TAP's capacity to be sued is a question of Washington law. TAP was subject to the wind-up requirements found in the Washington corporations code. If the University was a known creditor and TAP failed to notify the University of its dissolution, then this suit is not barred by the abatement of claims provision in Washington's survival statute. We REVERSE and REMAND this case so that the trial court can determine whether this was so.
EASTAUGH, J., not participating.
NOTES
[1]  There is some dispute about the time of the University's discovery of the allegedly faulty panels, but this fact does not affect the resolution of the case.
[2]  TAP also argues that the University has waived the argument that Alaska law applies here. We do not reach TAP's second argument since we conclude that Rule 17(b) requires the application of Washington law.
[3]  The portion of Alaska's Rule 17(b) at issue here is identical to the portion of the Federal Rule, which was applied by the court in Johnson.
[4]  All cites hereafter to the Washington Code refer to provisions in effect in 1988, at the time of TAP's dissolution.
[5]  We also note that the current Washington code contains a wind-up procedure, established in 1989, that applies to voluntarily and involuntarily dissolved corporations alike. See 1989 Wash. Laws ch. 165, § 159 (codified at Wash. Rev. Code 23B.14.060 (1994)).
[6]  TAP argues that even if it remains susceptible to suit, the University's strict liability claims are barred under the terms of the survival statute because they accrued after dissolution occurred.

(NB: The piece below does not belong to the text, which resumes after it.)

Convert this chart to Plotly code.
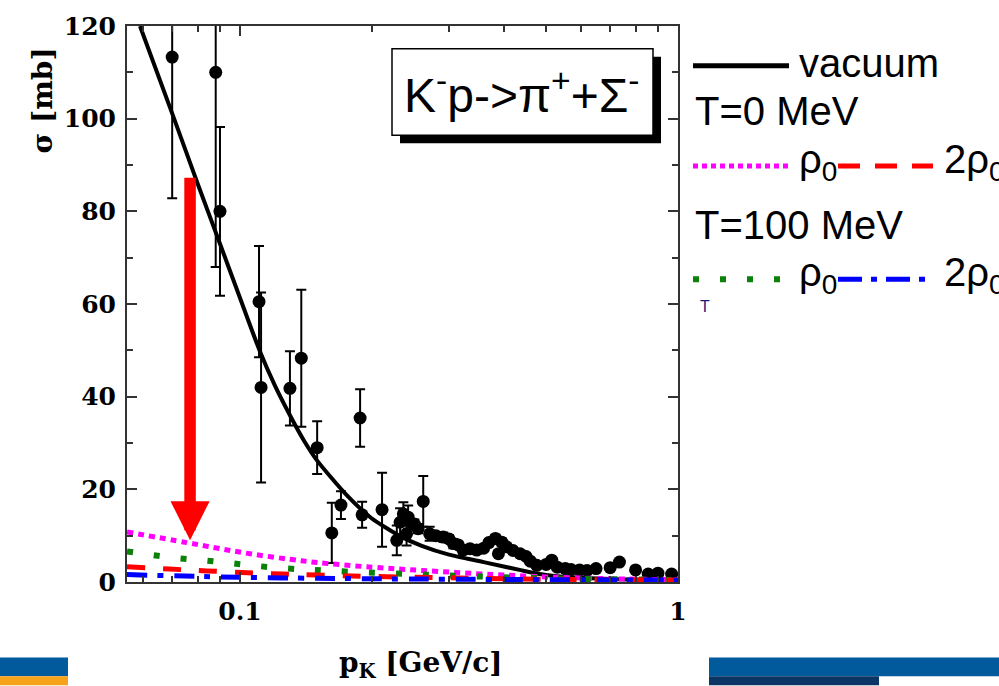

We disagree with the premise of this argument. The elements of a tort are complete when there has been an invasion of a legally protected interest of the plaintiff. Austin v. Fulton Ins. Co., 444 P.2d 536, 539 (Alaska 1968). In this case, the University allegedly suffered an economic injury, which occurred and completed the elements of a tort when the University purchased the defective building panels. The date of this injury is not altered by the fact that the University may not have discovered that the panels were defective until 1991. As TAP concedes, delivery of the panels took place before TAP's August 1988 dissolution. It follows that the University's strict liability claims accrued before TAP's dissolution.